Plotting code records:
---

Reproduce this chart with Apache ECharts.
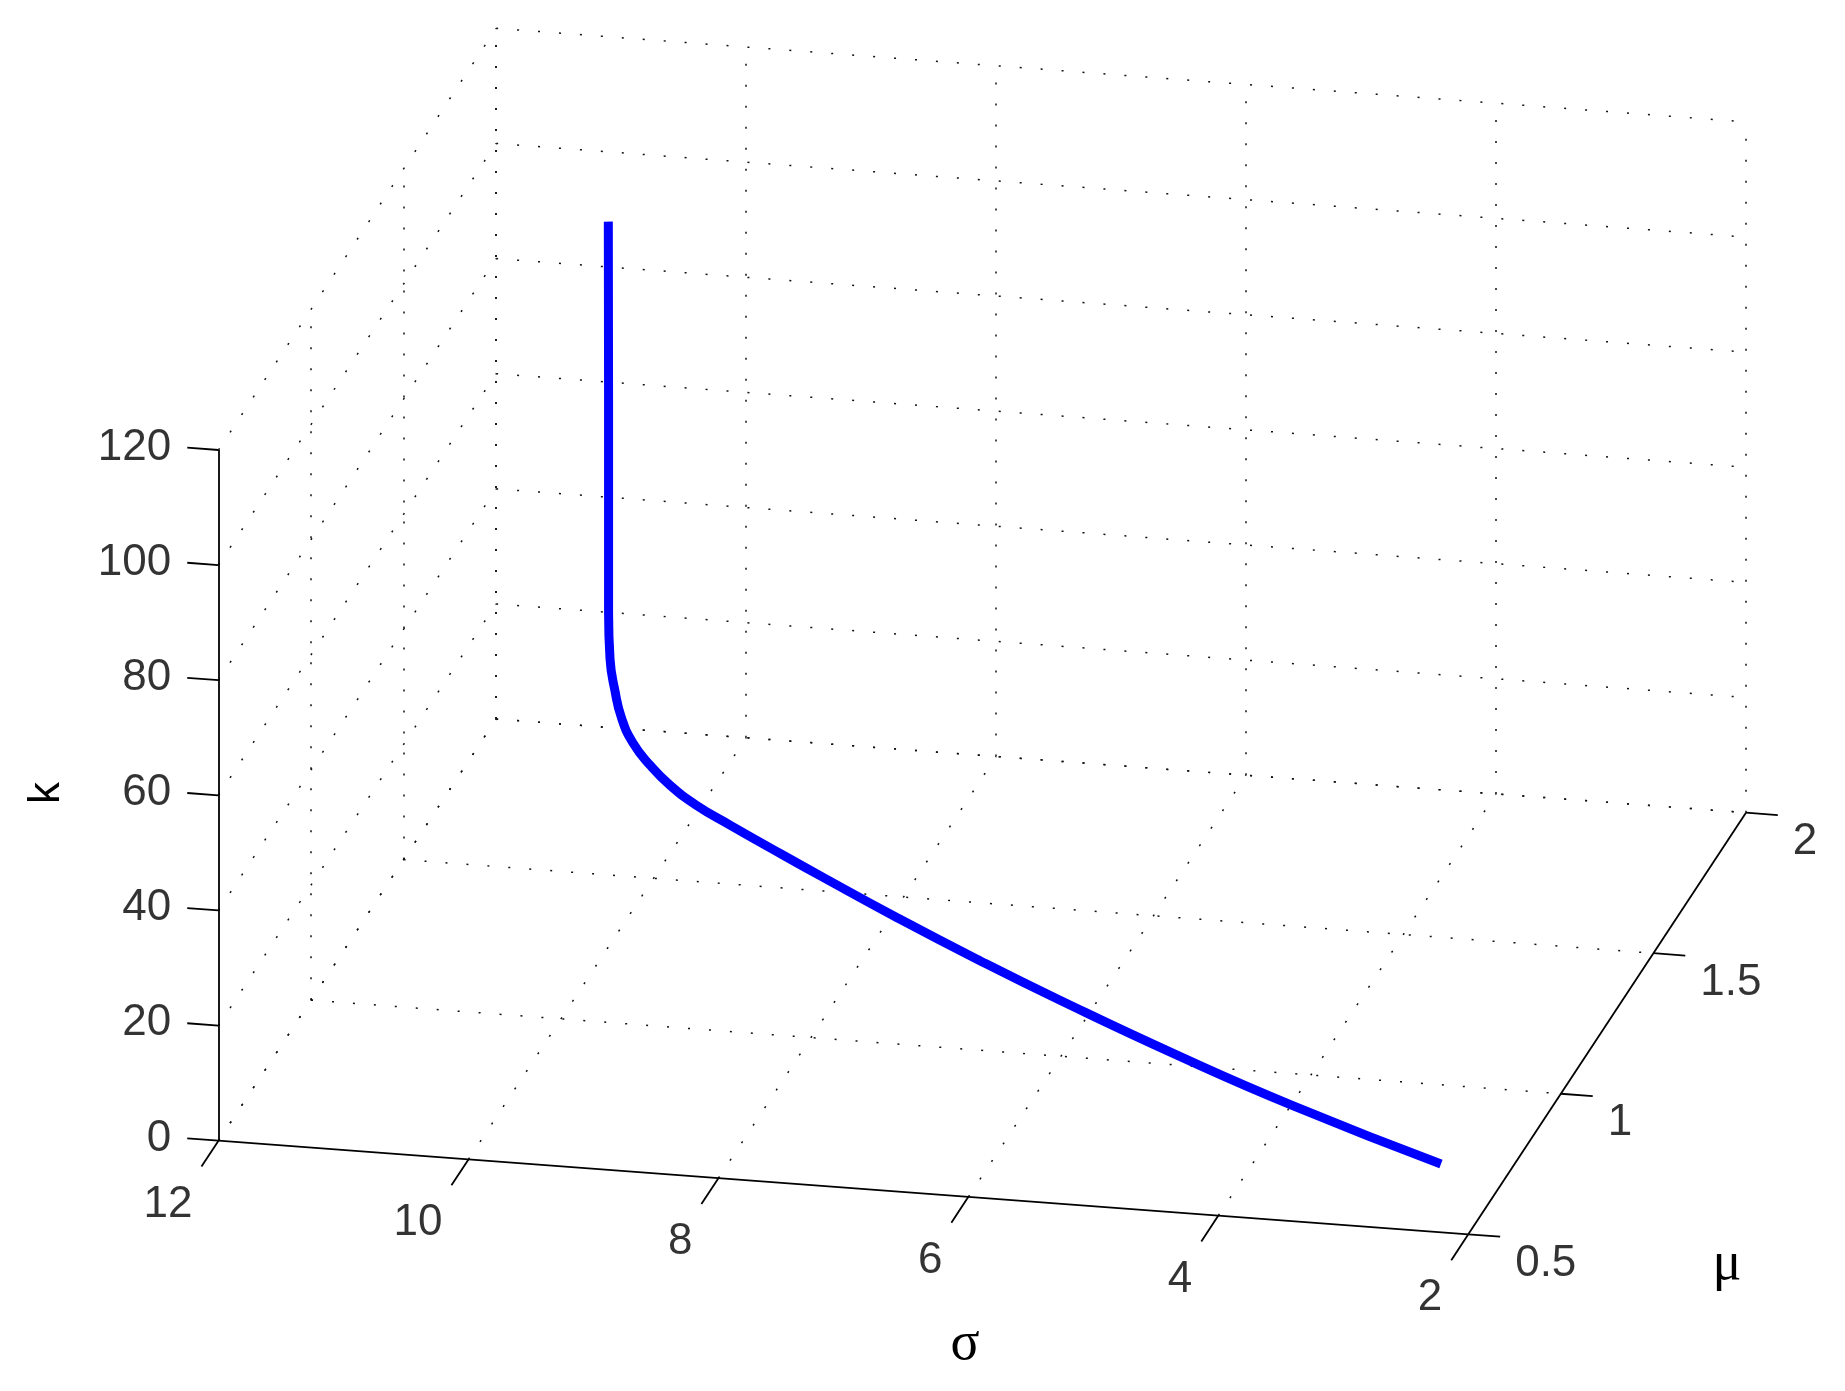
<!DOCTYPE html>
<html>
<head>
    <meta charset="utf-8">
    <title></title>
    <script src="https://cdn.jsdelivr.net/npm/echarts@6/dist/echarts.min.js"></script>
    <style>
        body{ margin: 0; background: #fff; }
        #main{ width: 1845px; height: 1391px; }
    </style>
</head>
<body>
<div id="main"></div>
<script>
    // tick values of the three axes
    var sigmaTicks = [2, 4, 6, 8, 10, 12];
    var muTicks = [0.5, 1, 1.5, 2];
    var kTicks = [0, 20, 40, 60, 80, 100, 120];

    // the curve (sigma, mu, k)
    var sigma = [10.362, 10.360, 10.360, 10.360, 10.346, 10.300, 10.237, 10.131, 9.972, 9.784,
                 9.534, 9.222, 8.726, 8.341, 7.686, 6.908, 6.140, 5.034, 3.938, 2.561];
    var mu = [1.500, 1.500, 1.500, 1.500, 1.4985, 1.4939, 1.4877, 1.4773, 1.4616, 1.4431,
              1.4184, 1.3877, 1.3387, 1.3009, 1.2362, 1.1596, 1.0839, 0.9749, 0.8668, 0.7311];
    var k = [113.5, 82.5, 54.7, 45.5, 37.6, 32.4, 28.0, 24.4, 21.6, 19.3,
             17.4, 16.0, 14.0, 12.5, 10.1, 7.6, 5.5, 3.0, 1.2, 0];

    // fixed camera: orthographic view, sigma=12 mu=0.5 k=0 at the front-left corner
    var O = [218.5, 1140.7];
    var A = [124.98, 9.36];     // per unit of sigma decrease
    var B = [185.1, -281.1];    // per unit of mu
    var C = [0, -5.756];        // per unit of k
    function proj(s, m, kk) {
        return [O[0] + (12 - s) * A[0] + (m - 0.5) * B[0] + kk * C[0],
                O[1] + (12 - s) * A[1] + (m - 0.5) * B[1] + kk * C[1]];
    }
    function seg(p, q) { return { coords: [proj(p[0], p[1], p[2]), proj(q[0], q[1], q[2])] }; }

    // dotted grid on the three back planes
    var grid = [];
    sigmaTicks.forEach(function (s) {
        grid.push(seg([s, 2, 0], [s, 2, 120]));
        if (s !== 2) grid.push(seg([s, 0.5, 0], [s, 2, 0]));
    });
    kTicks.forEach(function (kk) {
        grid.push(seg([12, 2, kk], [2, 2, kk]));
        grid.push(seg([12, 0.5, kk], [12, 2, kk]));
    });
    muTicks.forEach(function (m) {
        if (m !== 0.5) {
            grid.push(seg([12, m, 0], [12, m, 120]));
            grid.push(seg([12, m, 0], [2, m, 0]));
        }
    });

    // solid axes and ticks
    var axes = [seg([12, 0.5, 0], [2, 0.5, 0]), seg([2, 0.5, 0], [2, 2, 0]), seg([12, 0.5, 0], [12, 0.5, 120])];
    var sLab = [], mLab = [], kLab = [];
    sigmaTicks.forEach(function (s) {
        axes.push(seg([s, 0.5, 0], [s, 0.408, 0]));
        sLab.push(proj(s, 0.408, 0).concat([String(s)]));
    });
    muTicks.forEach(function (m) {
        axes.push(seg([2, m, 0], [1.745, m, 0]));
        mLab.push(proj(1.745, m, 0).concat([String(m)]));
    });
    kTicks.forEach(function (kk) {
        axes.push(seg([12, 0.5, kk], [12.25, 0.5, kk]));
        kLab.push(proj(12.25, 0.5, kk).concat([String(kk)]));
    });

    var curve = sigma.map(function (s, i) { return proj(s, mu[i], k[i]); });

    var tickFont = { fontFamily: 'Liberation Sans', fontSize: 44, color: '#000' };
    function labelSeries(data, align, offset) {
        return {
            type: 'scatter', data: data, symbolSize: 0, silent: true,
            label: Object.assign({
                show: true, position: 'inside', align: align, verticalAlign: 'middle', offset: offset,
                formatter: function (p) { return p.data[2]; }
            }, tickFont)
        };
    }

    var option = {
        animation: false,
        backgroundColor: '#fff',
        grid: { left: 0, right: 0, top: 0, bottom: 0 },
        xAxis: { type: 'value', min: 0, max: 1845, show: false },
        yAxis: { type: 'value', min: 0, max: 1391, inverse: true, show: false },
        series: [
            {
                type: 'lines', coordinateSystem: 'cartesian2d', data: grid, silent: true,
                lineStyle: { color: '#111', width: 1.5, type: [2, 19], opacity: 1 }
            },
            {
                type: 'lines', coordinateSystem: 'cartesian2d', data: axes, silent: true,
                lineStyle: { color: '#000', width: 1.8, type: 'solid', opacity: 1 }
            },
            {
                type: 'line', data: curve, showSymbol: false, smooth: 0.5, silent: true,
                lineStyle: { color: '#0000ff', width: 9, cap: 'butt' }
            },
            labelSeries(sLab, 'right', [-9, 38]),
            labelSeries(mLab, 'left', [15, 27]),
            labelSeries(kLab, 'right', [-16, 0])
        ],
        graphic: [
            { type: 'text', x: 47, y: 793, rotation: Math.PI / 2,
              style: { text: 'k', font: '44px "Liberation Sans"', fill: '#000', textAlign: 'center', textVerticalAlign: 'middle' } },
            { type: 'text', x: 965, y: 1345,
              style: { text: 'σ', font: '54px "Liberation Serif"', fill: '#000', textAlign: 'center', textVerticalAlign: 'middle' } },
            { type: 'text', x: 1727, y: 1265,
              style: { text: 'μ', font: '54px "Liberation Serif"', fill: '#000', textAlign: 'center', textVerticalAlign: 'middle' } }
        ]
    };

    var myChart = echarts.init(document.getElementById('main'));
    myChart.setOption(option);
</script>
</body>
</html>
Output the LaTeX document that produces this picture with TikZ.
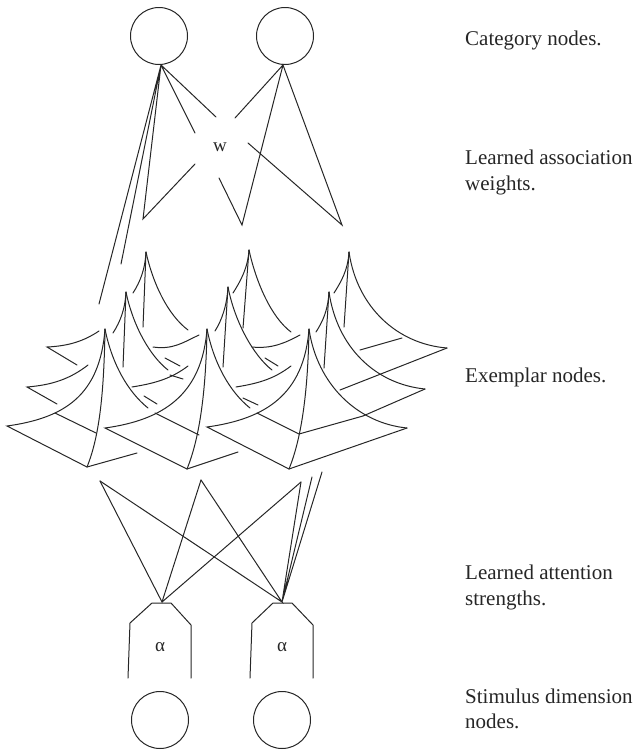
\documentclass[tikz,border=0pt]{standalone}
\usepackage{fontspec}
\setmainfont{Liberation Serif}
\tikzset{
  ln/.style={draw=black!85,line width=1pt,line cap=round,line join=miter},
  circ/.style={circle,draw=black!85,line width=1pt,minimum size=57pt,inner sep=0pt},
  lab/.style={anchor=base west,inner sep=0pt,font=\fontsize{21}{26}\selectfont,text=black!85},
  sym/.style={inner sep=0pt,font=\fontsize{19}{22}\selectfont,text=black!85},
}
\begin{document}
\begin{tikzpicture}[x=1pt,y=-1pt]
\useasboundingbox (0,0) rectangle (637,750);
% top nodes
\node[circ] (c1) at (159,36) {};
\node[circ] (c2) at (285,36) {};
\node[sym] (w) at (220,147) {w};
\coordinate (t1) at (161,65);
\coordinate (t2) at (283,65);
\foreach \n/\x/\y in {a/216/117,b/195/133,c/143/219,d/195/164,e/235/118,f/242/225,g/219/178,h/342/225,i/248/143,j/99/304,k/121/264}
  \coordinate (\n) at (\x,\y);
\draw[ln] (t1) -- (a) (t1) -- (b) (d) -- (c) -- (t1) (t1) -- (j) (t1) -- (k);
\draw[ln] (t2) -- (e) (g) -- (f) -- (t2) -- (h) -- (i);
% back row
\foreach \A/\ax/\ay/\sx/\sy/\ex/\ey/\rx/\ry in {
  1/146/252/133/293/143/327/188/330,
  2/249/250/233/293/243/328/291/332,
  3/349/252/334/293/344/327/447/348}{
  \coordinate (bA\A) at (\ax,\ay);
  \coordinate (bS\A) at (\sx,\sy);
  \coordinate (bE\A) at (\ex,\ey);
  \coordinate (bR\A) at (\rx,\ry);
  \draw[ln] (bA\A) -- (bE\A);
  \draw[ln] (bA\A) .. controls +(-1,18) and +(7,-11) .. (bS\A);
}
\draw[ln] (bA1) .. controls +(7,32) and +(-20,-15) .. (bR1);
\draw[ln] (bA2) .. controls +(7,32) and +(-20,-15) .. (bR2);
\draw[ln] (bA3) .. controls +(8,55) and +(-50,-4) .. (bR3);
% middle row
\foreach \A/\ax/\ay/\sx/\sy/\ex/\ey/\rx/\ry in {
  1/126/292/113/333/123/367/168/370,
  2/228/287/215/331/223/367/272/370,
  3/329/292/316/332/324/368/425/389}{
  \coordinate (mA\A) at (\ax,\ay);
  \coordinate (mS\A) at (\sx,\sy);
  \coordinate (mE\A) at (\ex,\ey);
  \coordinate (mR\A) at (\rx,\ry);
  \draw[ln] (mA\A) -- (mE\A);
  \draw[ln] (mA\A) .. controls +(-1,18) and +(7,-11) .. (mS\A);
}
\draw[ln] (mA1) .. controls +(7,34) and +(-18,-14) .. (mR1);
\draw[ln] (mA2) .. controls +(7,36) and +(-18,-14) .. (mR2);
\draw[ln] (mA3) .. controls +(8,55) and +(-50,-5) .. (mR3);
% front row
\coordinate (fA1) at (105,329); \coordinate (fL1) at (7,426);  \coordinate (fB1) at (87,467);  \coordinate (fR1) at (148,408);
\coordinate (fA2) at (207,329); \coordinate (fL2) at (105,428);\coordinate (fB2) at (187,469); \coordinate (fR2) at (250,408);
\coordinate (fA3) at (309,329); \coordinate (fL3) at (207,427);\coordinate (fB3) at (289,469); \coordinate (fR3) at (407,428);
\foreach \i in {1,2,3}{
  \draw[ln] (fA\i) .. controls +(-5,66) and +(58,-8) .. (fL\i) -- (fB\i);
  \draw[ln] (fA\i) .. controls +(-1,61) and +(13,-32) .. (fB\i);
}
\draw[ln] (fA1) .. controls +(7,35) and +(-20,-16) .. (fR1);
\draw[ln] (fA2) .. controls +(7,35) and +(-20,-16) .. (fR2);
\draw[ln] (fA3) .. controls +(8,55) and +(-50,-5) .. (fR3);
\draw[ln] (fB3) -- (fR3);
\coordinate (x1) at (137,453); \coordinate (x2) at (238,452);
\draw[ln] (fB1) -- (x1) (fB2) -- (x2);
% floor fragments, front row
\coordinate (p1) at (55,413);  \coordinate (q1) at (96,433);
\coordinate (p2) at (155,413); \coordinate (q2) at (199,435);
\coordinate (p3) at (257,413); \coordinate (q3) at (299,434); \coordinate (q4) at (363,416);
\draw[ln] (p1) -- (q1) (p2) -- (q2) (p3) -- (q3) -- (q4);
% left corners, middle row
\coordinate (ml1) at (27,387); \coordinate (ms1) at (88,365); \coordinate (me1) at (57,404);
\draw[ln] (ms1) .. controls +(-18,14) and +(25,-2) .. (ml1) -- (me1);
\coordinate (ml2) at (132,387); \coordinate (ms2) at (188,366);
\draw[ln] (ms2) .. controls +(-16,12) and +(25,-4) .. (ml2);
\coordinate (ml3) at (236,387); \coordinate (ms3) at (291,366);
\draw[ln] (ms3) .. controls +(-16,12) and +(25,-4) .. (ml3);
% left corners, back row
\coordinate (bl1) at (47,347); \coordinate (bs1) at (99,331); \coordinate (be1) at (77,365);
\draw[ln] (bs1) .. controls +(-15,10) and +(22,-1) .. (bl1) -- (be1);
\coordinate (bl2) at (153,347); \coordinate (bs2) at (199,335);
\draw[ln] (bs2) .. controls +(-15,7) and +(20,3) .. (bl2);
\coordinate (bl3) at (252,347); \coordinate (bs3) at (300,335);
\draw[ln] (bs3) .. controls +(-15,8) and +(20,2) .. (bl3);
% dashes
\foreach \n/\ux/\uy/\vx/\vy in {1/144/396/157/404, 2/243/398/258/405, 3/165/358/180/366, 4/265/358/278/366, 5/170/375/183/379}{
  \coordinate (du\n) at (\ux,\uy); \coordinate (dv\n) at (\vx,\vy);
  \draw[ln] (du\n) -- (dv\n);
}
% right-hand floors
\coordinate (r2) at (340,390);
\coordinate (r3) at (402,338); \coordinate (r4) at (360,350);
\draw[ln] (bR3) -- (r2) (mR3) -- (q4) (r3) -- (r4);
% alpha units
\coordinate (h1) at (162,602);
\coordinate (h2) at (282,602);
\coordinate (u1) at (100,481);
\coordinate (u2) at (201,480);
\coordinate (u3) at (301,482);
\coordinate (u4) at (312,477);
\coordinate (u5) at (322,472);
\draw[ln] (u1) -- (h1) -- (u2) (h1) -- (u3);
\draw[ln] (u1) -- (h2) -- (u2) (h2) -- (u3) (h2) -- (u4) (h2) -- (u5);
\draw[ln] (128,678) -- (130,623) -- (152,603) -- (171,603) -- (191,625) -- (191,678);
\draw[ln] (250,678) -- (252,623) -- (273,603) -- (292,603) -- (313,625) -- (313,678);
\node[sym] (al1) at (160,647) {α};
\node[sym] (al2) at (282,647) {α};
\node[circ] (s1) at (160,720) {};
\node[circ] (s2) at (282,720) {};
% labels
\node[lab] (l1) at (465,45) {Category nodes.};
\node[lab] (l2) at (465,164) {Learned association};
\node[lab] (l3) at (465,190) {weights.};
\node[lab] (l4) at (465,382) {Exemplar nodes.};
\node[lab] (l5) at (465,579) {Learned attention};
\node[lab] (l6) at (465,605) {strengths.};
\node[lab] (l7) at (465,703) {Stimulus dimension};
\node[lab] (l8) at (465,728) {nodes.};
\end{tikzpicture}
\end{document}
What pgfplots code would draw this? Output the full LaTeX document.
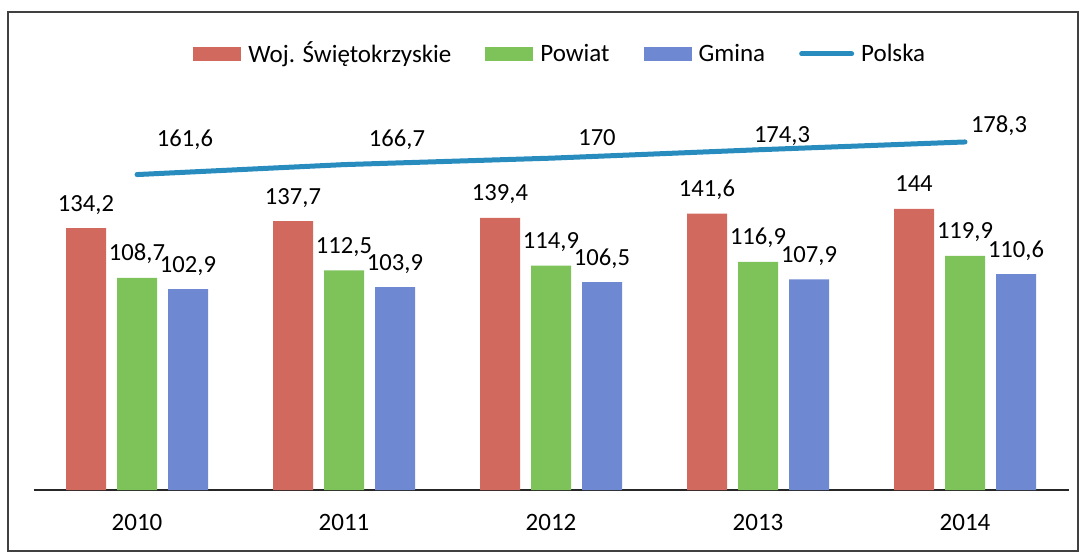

---

Do this:
Search the listing for the string "LaTeX". Copy each line where it turns up.

Completed exercise:
Output the LaTeX document that produces this picture with TikZ.
What pgfplots code would draw this? Output the full LaTeX document.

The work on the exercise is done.